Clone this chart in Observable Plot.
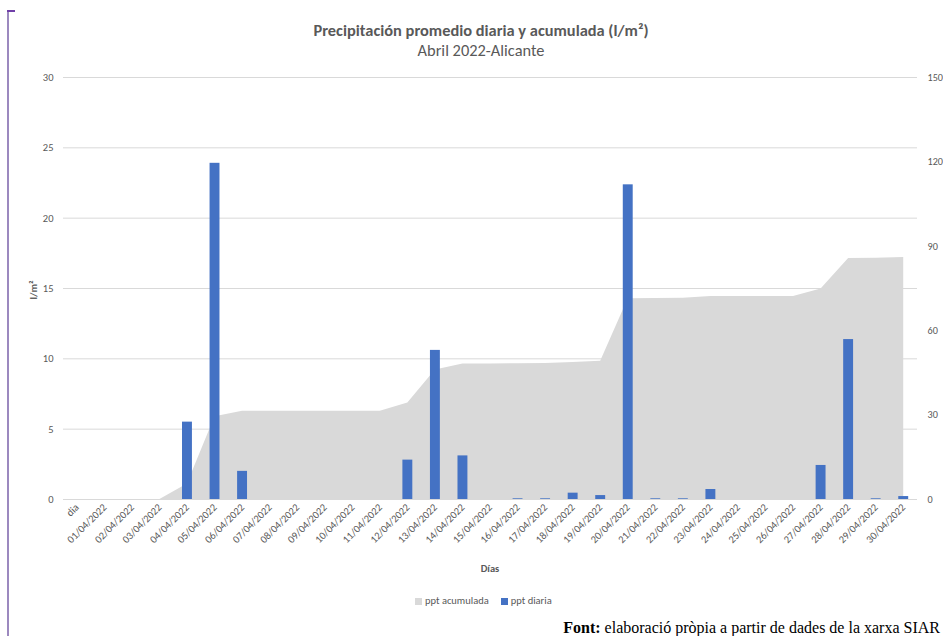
<!DOCTYPE html>
<html>
<head>
<meta charset="utf-8">
<script src="https://cdn.jsdelivr.net/npm/d3@7"></script>
<script src="https://cdn.jsdelivr.net/npm/@observablehq/plot@0.6"></script>
<style>
  body { margin: 0; background: #fff; font-family: Carlito, Lato, "Open Sans", sans-serif; }
  #wrap { position: relative; width: 943px; height: 636px; overflow: hidden; background: #fff; }
  #chart { position: absolute; left: 0; top: 0; }
  .abs { position: absolute; white-space: nowrap; color: #595959; }
  #bv { position: absolute; left: 7px; top: 10px; width: 1.5px; height: 626px; background: #9c89bf; }
  #bh { position: absolute; left: 7px; top: 10px; width: 8px; height: 1.5px; background: #7040a8; }
  #title { left: 0; width: 962px; top: 20px; text-align: center; font-size: 16.4px; font-weight: 700; line-height: 20px; }
  #subtitle { left: 0; width: 962px; top: 40px; text-align: center; font-size: 16.4px; line-height: 20px; }
  #ylabel { left: 33px; top: 290px; font-size: 10.5px; font-weight: 700; transform: translate(-50%, -50%) rotate(-90deg); }
  #xlabel { left: 490px; top: 568px; font-size: 10.5px; font-weight: 700; transform: translate(-50%, -50%); }
  #legend { left: 415px; top: 595px; font-size: 10.5px; line-height: 12px; display: flex; align-items: center; }
  #legend span.sw { display: inline-block; width: 7px; height: 7px; margin-right: 3px; }
  #legend span.it { margin-right: 12px; }
  #footer { right: 3px; top: 619px; font-family: "Liberation Serif", "DejaVu Serif", serif; font-size: 16px; color: #000; line-height: 17px; }
</style>
</head>
<body>
<div id="wrap">
  <div id="bv"></div><div id="bh"></div>
  <div id="title" class="abs">Precipitación promedio diaria y acumulada (l/m²)</div>
  <div id="subtitle" class="abs">Abril 2022-Alicante</div>
  <div id="chart"></div>
  <div id="ylabel" class="abs">l/m²</div>
  <div id="xlabel" class="abs">Días</div>
  <div id="legend" class="abs"></div>
  <div id="footer" class="abs"><b>Font:</b> elaboració pròpia a partir de dades de la xarxa SIAR</div>
</div>
<script>
const days = ["dia",
  "01/04/2022","02/04/2022","03/04/2022","04/04/2022","05/04/2022","06/04/2022","07/04/2022","08/04/2022","09/04/2022","10/04/2022",
  "11/04/2022","12/04/2022","13/04/2022","14/04/2022","15/04/2022","16/04/2022","17/04/2022","18/04/2022","19/04/2022","20/04/2022",
  "21/04/2022","22/04/2022","23/04/2022","24/04/2022","25/04/2022","26/04/2022","27/04/2022","28/04/2022","29/04/2022","30/04/2022"];
// ppt diaria (l/m², left axis)
const pptDiaria = [0,
  0, 0, 0, 5.5, 23.9, 2.0, 0, 0, 0, 0,
  0, 2.8, 10.6, 3.1, 0, 0.05, 0.05, 0.45, 0.28, 22.37,
  0.05, 0.05, 0.71, 0, 0, 0, 2.42, 11.37, 0.05, 0.21];
// ppt acumulada (l/m², right axis)
const pptAcumulada = [0,
  0, 0, 0, 5.5, 29.4, 31.4, 31.4, 31.4, 31.4, 31.4,
  31.4, 34.3, 46.0, 48.2, 48.2, 48.25, 48.3, 48.7, 49.1, 71.4,
  71.45, 71.5, 72.2, 72.2, 72.2, 72.2, 74.8, 85.7, 85.75, 86.0];
const leftTicks = [0, 5, 10, 15, 20, 25, 30];
const rightTicks = [0, 30, 60, 90, 120, 150];
const seriesNames = ["ppt acumulada", "ppt diaria"];
const colors = {acum: "#d9d9d9", daily: "#4472c4"};

const rows = days.map((d, i) => ({day: d, daily: pptDiaria[i], acum: pptAcumulada[i]}));
const ratio = rightTicks[rightTicks.length - 1] / leftTicks[leftTicks.length - 1];

// plot frame 63..917; the band range is widened by half the padding on each side
// so that each category occupies an equal slot of the frame
const frameL = 63, frameR = 917, pad = 0.64;
const step = (frameR - frameL) / days.length;
const xRange = [frameL - step * pad / 2, frameR + step * pad / 2];

const chart = Plot.plot({
  width: 943,
  height: 560,
  marginTop: 77,
  marginBottom: 61,
  marginLeft: frameL,
  marginRight: 943 - frameR,
  style: {fontFamily: "Carlito, Lato, 'Open Sans', sans-serif", color: "#595959", background: "transparent", overflow: "visible"},
  x: {type: "band", domain: days, padding: pad, round: false, range: xRange},
  y: {domain: [0, 30]},
  marks: [
    Plot.gridY(leftTicks, {stroke: "#d9d9d9", strokeOpacity: 1, strokeWidth: 1}),
    Plot.areaY(rows, {x: "day", y: d => d.acum / ratio, fill: colors.acum, curve: "linear"}),
    Plot.barY(rows, {x: "day", y: "daily", fill: colors.daily}),
    Plot.axisY(leftTicks, {anchor: "left", tickSize: 0, tickPadding: 10, fontSize: 10.5, label: null}),
    Plot.axisY(rightTicks.map(v => v / ratio), {anchor: "right", tickSize: 0, tickPadding: 10, fontSize: 10.2, label: null, tickFormat: d => String(Math.round(d * ratio))}),
    Plot.axisX({tickRotate: -45, tickSize: 0, tickPadding: 6, fontSize: 10.5, label: null})
  ]
});
document.getElementById("chart").appendChild(chart);

const legend = document.getElementById("legend");
[[seriesNames[0], colors.acum], [seriesNames[1], colors.daily]].forEach(([name, c]) => {
  const sw = document.createElement("span"); sw.className = "sw"; sw.style.background = c;
  const t = document.createElement("span"); t.className = "it"; t.textContent = name;
  legend.appendChild(sw); legend.appendChild(t);
});
</script>
</body>
</html>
= = = = =
The task:
Reproduce each line exactly as it appears, omitting the pictures.

Exercise result:
Clone this chart in Observable Plot.
<!DOCTYPE html>
<html>
<head>
<meta charset="utf-8">
<script src="https://cdn.jsdelivr.net/npm/d3@7"></script>
<script src="https://cdn.jsdelivr.net/npm/@observablehq/plot@0.6"></script>
<style>
  body { margin: 0; background: #fff; font-family: Carlito, Lato, "Open Sans", sans-serif; }
  #wrap { position: relative; width: 943px; height: 636px; overflow: hidden; background: #fff; }
  #chart { position: absolute; left: 0; top: 0; }
  .abs { position: absolute; white-space: nowrap; color: #595959; }
  #bv { position: absolute; left: 7px; top: 10px; width: 1.5px; height: 626px; background: #9c89bf; }
  #bh { position: absolute; left: 7px; top: 10px; width: 8px; height: 1.5px; background: #7040a8; }
  #title { left: 0; width: 962px; top: 20px; text-align: center; font-size: 16.4px; font-weight: 700; line-height: 20px; }
  #subtitle { left: 0; width: 962px; top: 40px; text-align: center; font-size: 16.4px; line-height: 20px; }
  #ylabel { left: 33px; top: 290px; font-size: 10.5px; font-weight: 700; transform: translate(-50%, -50%) rotate(-90deg); }
  #xlabel { left: 490px; top: 568px; font-size: 10.5px; font-weight: 700; transform: translate(-50%, -50%); }
  #legend { left: 415px; top: 595px; font-size: 10.5px; line-height: 12px; display: flex; align-items: center; }
  #legend span.sw { display: inline-block; width: 7px; height: 7px; margin-right: 3px; }
  #legend span.it { margin-right: 12px; }
  #footer { right: 3px; top: 619px; font-family: "Liberation Serif", "DejaVu Serif", serif; font-size: 16px; color: #000; line-height: 17px; }
</style>
</head>
<body>
<div id="wrap">
  <div id="bv"></div><div id="bh"></div>
  <div id="title" class="abs">Precipitación promedio diaria y acumulada (l/m²)</div>
  <div id="subtitle" class="abs">Abril 2022-Alicante</div>
  <div id="chart"></div>
  <div id="ylabel" class="abs">l/m²</div>
  <div id="xlabel" class="abs">Días</div>
  <div id="legend" class="abs"></div>
  <div id="footer" class="abs"><b>Font:</b> elaboració pròpia a partir de dades de la xarxa SIAR</div>
</div>
<script>
const days = ["dia",
  "01/04/2022","02/04/2022","03/04/2022","04/04/2022","05/04/2022","06/04/2022","07/04/2022","08/04/2022","09/04/2022","10/04/2022",
  "11/04/2022","12/04/2022","13/04/2022","14/04/2022","15/04/2022","16/04/2022","17/04/2022","18/04/2022","19/04/2022","20/04/2022",
  "21/04/2022","22/04/2022","23/04/2022","24/04/2022","25/04/2022","26/04/2022","27/04/2022","28/04/2022","29/04/2022","30/04/2022"];
// ppt diaria (l/m², left axis)
const pptDiaria = [0,
  0, 0, 0, 5.5, 23.9, 2.0, 0, 0, 0, 0,
  0, 2.8, 10.6, 3.1, 0, 0.05, 0.05, 0.45, 0.28, 22.37,
  0.05, 0.05, 0.71, 0, 0, 0, 2.42, 11.37, 0.05, 0.21];
// ppt acumulada (l/m², right axis)
const pptAcumulada = [0,
  0, 0, 0, 5.5, 29.4, 31.4, 31.4, 31.4, 31.4, 31.4,
  31.4, 34.3, 46.0, 48.2, 48.2, 48.25, 48.3, 48.7, 49.1, 71.4,
  71.45, 71.5, 72.2, 72.2, 72.2, 72.2, 74.8, 85.7, 85.75, 86.0];
const leftTicks = [0, 5, 10, 15, 20, 25, 30];
const rightTicks = [0, 30, 60, 90, 120, 150];
const seriesNames = ["ppt acumulada", "ppt diaria"];
const colors = {acum: "#d9d9d9", daily: "#4472c4"};

const rows = days.map((d, i) => ({day: d, daily: pptDiaria[i], acum: pptAcumulada[i]}));
const ratio = rightTicks[rightTicks.length - 1] / leftTicks[leftTicks.length - 1];

// plot frame 63..917; the band range is widened by half the padding on each side
// so that each category occupies an equal slot of the frame
const frameL = 63, frameR = 917, pad = 0.64;
const step = (frameR - frameL) / days.length;
const xRange = [frameL - step * pad / 2, frameR + step * pad / 2];

const chart = Plot.plot({
  width: 943,
  height: 560,
  marginTop: 77,
  marginBottom: 61,
  marginLeft: frameL,
  marginRight: 943 - frameR,
  style: {fontFamily: "Carlito, Lato, 'Open Sans', sans-serif", color: "#595959", background: "transparent", overflow: "visible"},
  x: {type: "band", domain: days, padding: pad, round: false, range: xRange},
  y: {domain: [0, 30]},
  marks: [
    Plot.gridY(leftTicks, {stroke: "#d9d9d9", strokeOpacity: 1, strokeWidth: 1}),
    Plot.areaY(rows, {x: "day", y: d => d.acum / ratio, fill: colors.acum, curve: "linear"}),
    Plot.barY(rows, {x: "day", y: "daily", fill: colors.daily}),
    Plot.axisY(leftTicks, {anchor: "left", tickSize: 0, tickPadding: 10, fontSize: 10.5, label: null}),
    Plot.axisY(rightTicks.map(v => v / ratio), {anchor: "right", tickSize: 0, tickPadding: 10, fontSize: 10.2, label: null, tickFormat: d => String(Math.round(d * ratio))}),
    Plot.axisX({tickRotate: -45, tickSize: 0, tickPadding: 6, fontSize: 10.5, label: null})
  ]
});
document.getElementById("chart").appendChild(chart);

const legend = document.getElementById("legend");
[[seriesNames[0], colors.acum], [seriesNames[1], colors.daily]].forEach(([name, c]) => {
  const sw = document.createElement("span"); sw.className = "sw"; sw.style.background = c;
  const t = document.createElement("span"); t.className = "it"; t.textContent = name;
  legend.appendChild(sw); legend.appendChild(t);
});
</script>
</body>
</html>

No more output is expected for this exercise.